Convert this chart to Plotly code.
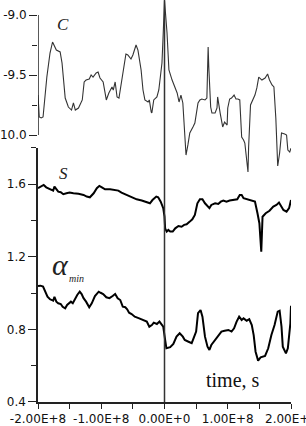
import plotly.graph_objects as go

# time in units of 1e8 s
t_C = [-2.00, -1.98, -1.95, -1.92, -1.86, -1.81, -1.77, -1.74, -1.71, -1.65, -1.62, -1.57, -1.52, -1.47,
       -1.44, -1.41, -1.36, -1.30, -1.27, -1.24, -1.19, -1.16, -1.13, -1.08, -1.05, -1.02, -0.97, -0.92,
       -0.88, -0.83, -0.81, -0.78, -0.75, -0.72, -0.65, -0.61, -0.58, -0.53, -0.50, -0.45, -0.42, -0.37,
       -0.34, -0.31, -0.26, -0.24, -0.21, -0.20, -0.17, -0.12, -0.09, -0.04, -0.02, 0.00, 0.04, 0.07,
       0.12, 0.17, 0.20, 0.23, 0.26, 0.29, 0.31, 0.34, 0.37, 0.40, 0.45, 0.48, 0.53, 0.56, 0.59, 0.64,
       0.67, 0.69, 0.70, 0.73, 0.75, 0.80, 0.83, 0.84, 0.88, 0.91, 0.92, 0.95, 0.99, 1.00, 1.03, 1.06,
       1.10, 1.13, 1.16, 1.19, 1.22, 1.25, 1.27, 1.32, 1.33, 1.36, 1.40, 1.43, 1.46, 1.49, 1.54, 1.59,
       1.63, 1.66, 1.70, 1.73, 1.76, 1.77, 1.79, 1.82, 1.85, 1.90, 1.93, 1.95, 1.98, 2.00]
C = [-9.667, -9.85, -9.858, -9.85, -9.517, -9.317, -9.225, -9.267, -9.292, -9.308, -9.40, -9.692, -9.767, -9.792,
     -9.733, -9.792, -9.775, -9.708, -9.558, -9.542, -9.533, -9.50, -9.517, -9.483, -9.475, -9.525, -9.558, -9.708,
     -9.65, -9.60, -9.625, -9.558, -9.683, -9.692, -9.442, -9.325, -9.333, -9.367, -9.333, -9.25, -9.292, -9.458,
     -9.625, -9.708, -9.725, -9.708, -9.808, -9.817, -9.708, -9.683, -9.625, -9.40, -9.15, -8.88, -9.15, -9.458,
     -9.542, -9.608, -9.65, -9.725, -9.667, -9.733, -9.933, -10.167, -10.083, -9.983, -9.933, -9.90, -9.733, -9.708, -9.70, -9.708,
     -9.692, -9.267, -9.433, -9.767, -9.817, -9.817, -9.775, -9.683, -9.817, -9.933, -9.933, -9.892, -9.917, -9.775, -9.70, -9.692,
     -9.667, -9.70, -9.70, -9.708, -10.017, -10.042, -10.067, -10.308, -10.10, -9.75, -9.708, -9.667, -9.608, -9.517, -9.542, -9.525,
     -9.492, -9.542, -9.583, -9.60, -9.858, -10.067, -10.258, -10.15, -9.983, -9.992, -10.0, -10.125, -10.142, -10.11]

t_S = [-2.00, -1.96, -1.91, -1.87, -1.83, -1.79, -1.76, -1.74, -1.71, -1.68, -1.64, -1.60, -1.55, -1.50,
       -1.44, -1.36, -1.28, -1.23, -1.18, -1.12, -1.07, -1.03, -0.99, -0.94, -0.86, -0.78, -0.73, -0.68,
       -0.60, -0.52, -0.44, -0.36, -0.28, -0.23, -0.19, -0.13, -0.10, -0.06, -0.02, 0.00, 0.01, 0.035,
       0.06, 0.09, 0.13, 0.17, 0.22, 0.27, 0.31, 0.35, 0.40, 0.44, 0.48, 0.52, 0.56, 0.60, 0.64, 0.68,
       0.71, 0.74, 0.80, 0.85, 0.89, 0.93, 0.98, 1.03, 1.09, 1.15, 1.19, 1.22, 1.25, 1.31, 1.38, 1.43,
       1.47, 1.50, 1.53, 1.55, 1.60, 1.66, 1.72, 1.77, 1.81, 1.85, 1.88, 1.93, 1.97, 2.00]
S = [1.578, 1.587, 1.596, 1.583, 1.578, 1.569, 1.565, 1.587, 1.572, 1.559, 1.556, 1.545, 1.550, 1.554,
     1.550, 1.548, 1.541, 1.532, 1.528, 1.550, 1.578, 1.591, 1.583, 1.572, 1.572, 1.569, 1.565, 1.554,
     1.541, 1.526, 1.517, 1.510, 1.499, 1.495, 1.513, 1.532, 1.528, 1.504, 1.468, 1.421, 1.357, 1.339,
     1.348, 1.339, 1.339, 1.357, 1.370, 1.366, 1.376, 1.379, 1.394, 1.407, 1.431, 1.495, 1.517, 1.517, 1.495, 1.482,
     1.468, 1.486, 1.495, 1.491, 1.504, 1.510, 1.504, 1.510, 1.513, 1.517, 1.541, 1.541, 1.523, 1.517, 1.510, 1.504,
     1.440, 1.385, 1.228, 1.421, 1.440, 1.454, 1.477, 1.486, 1.499, 1.477, 1.458, 1.449, 1.468, 1.513]

t_A = [-2.00, -1.96, -1.92, -1.88, -1.85, -1.81, -1.76, -1.74, -1.71, -1.68, -1.64, -1.61, -1.57, -1.54,
       -1.51, -1.48, -1.45, -1.41, -1.38, -1.34, -1.31, -1.28, -1.24, -1.19, -1.15, -1.10, -1.04, -1.01,
       -0.97, -0.92, -0.87, -0.82, -0.78, -0.74, -0.70, -0.66, -0.62, -0.59, -0.56, -0.52, -0.47, -0.40,
       -0.33, -0.28, -0.24, -0.20, -0.17, -0.12, -0.08, -0.04, -0.02, 0.01, 0.03, 0.09, 0.14, 0.19,
       0.24, 0.29, 0.32, 0.38, 0.43, 0.45, 0.50, 0.53, 0.57, 0.60, 0.64, 0.68, 0.71, 0.74, 0.80, 0.85,
       0.90, 0.95, 1.01, 1.06, 1.10, 1.14, 1.18, 1.22, 1.25, 1.30, 1.34, 1.38, 1.41, 1.44, 1.48, 1.52,
       1.59, 1.64, 1.69, 1.74, 1.79, 1.82, 1.85, 1.87, 1.92, 1.95, 1.99, 2.00]
A = [1.039, 1.041, 1.036, 1.008, 0.980, 0.966, 0.958, 0.980, 0.953, 0.944, 0.940, 0.925, 0.916, 0.935,
     0.944, 0.953, 0.944, 0.972, 0.990, 1.008, 0.995, 0.972, 0.953, 0.922, 0.944, 0.984, 1.008, 1.002,
     0.995, 0.977, 0.972, 0.984, 0.995, 0.972, 0.962, 0.925, 0.922, 0.911, 0.892, 0.885, 0.870, 0.861,
     0.852, 0.843, 0.815, 0.824, 0.837, 0.830, 0.843, 0.824, 0.815, 0.742, 0.696, 0.702, 0.720, 0.760,
     0.779, 0.760, 0.742, 0.732, 0.724, 0.742, 0.788, 0.889, 0.907, 0.870, 0.760, 0.705, 0.687, 0.714, 0.742, 0.760,
     0.788, 0.793, 0.797, 0.788, 0.806, 0.843, 0.870, 0.852, 0.861, 0.848, 0.856, 0.824, 0.769, 0.677, 0.628, 0.646,
     0.654, 0.696, 0.769, 0.824, 0.898, 0.903, 0.815, 0.705, 0.668, 0.696, 0.834, 0.93]

x_tickvals = [-2, -1, 0, 1, 2]
x_ticktext = ["-2.00E+8", "-1.00E+8", "0.00E+0", "1.00E+8", "2.00E+8"]
x_minor = [-1.5, -0.5, 0.5, 1.5]
c_tickvals = [-9.0, -9.5, -10.0]
c_ticktext = ["-9.0", "-9.5", "-10.0"]
c_minor = [-9.25, -9.75]
s_tickvals = [0.4, 0.8, 1.2, 1.6]
s_ticktext = ["0.4", "0.8", "1.2", "1.6"]
s_minor = [0.6, 1.0, 1.4, 1.8]

AX = "#222222"
tickfont = dict(family="DejaVu Sans", size=12, color="#111111")

fig = go.Figure()
fig.add_trace(go.Scatter(x=t_C, y=C, mode="lines", line=dict(color="#333333", width=1.1),
                         xaxis="x", yaxis="y2", showlegend=False))
fig.add_trace(go.Scatter(x=t_S, y=S, mode="lines", line=dict(color="#000000", width=2),
                         xaxis="x", yaxis="y", showlegend=False))
fig.add_trace(go.Scatter(x=t_A, y=A, mode="lines", line=dict(color="#000000", width=2),
                         xaxis="x", yaxis="y", showlegend=False))

fig.update_layout(
    template="none",
    width=306, height=426,
    margin=dict(l=38, r=15, t=0, b=24, pad=0),
    paper_bgcolor="white", plot_bgcolor="rgba(0,0,0,0)",
    showlegend=False,
    xaxis=dict(range=[-2, 2], domain=[0, 1], anchor="y", showline=True, linecolor=AX, linewidth=1.5,
               showgrid=False, zeroline=False, ticks="outside", ticklen=5, tickwidth=1.2, tickcolor=AX,
               tickmode="array", tickvals=x_tickvals, ticktext=x_ticktext, tickfont=tickfont,
               ticklabeloverflow="allow",
               minor=dict(tickmode="array", tickvals=x_minor, ticks="outside", ticklen=5, tickwidth=1.2,
                          tickcolor=AX, showgrid=False),
               automargin=False),
    yaxis=dict(range=[0.4, 1.8], domain=[0, 0.632], anchor="x", showline=True, linecolor=AX, linewidth=1.5,
               showgrid=False, zeroline=False, ticks="outside", ticklen=8, tickwidth=1.2, tickcolor=AX,
               tickmode="array", tickvals=s_tickvals, ticktext=s_ticktext, tickfont=tickfont,
               ticklabeloverflow="allow",
               minor=dict(tickmode="array", tickvals=s_minor, ticks="outside", ticklen=5, tickwidth=1.2,
                          tickcolor=AX, showgrid=False),
               automargin=False),
    yaxis2=dict(range=[-12.225, -8.875], domain=[0, 1], anchor="x", showline=False,
                showgrid=False, zeroline=False, ticks="outside", ticklen=8, tickwidth=1.2, tickcolor=AX,
                tickmode="array", tickvals=c_tickvals, ticktext=c_ticktext, tickfont=tickfont,
                ticklabeloverflow="allow",
                minor=dict(tickmode="array", tickvals=c_minor, ticks="outside", ticklen=5, tickwidth=1.2,
                           tickcolor=AX, showgrid=False),
                automargin=False),
)

# upper axis line (only spans -9 .. -10)
fig.add_shape(type="line", xref="x", yref="y2", x0=-2, x1=-2, y0=-9.0, y1=-10.0,
              line=dict(color=AX, width=1.5))
# vertical line at t = 0
fig.add_shape(type="line", xref="x", yref="paper", x0=0, x1=0, y0=0, y1=1,
              line=dict(color="#333333", width=1.5))

serif = "Liberation Serif"
fig.add_annotation(x=-1.60, y=-9.075, xref="x", yref="y2", text="<i>C</i>", showarrow=False,
                   font=dict(family=serif, size=17, color="#222"))
fig.add_annotation(x=-1.60, y=1.657, xref="x", yref="y", text="<i>S</i>", showarrow=False,
                   font=dict(family=serif, size=17, color="#222"))
fig.add_annotation(x=-1.64, y=1.155, xref="x", yref="y", text="<i>α</i>", showarrow=False,
                   font=dict(family=serif, size=30, color="#222"))
fig.add_annotation(x=-1.39, y=1.08, xref="x", yref="y", text="<i>min</i>", showarrow=False,
                   font=dict(family=serif, size=10, color="#222"))
fig.add_annotation(x=1.08, y=0.52, xref="x", yref="y", text="time, s", showarrow=False,
                   font=dict(family=serif, size=20, color="#111"))

fig.write_html("out.html")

------

Given instruction: Leave out the pictures, then repeat the listing above exactly from its first line to the line with "import plotly.graph_objects as go", inclusive.

Answer below:
Convert this chart to Plotly code.
import plotly.graph_objects as go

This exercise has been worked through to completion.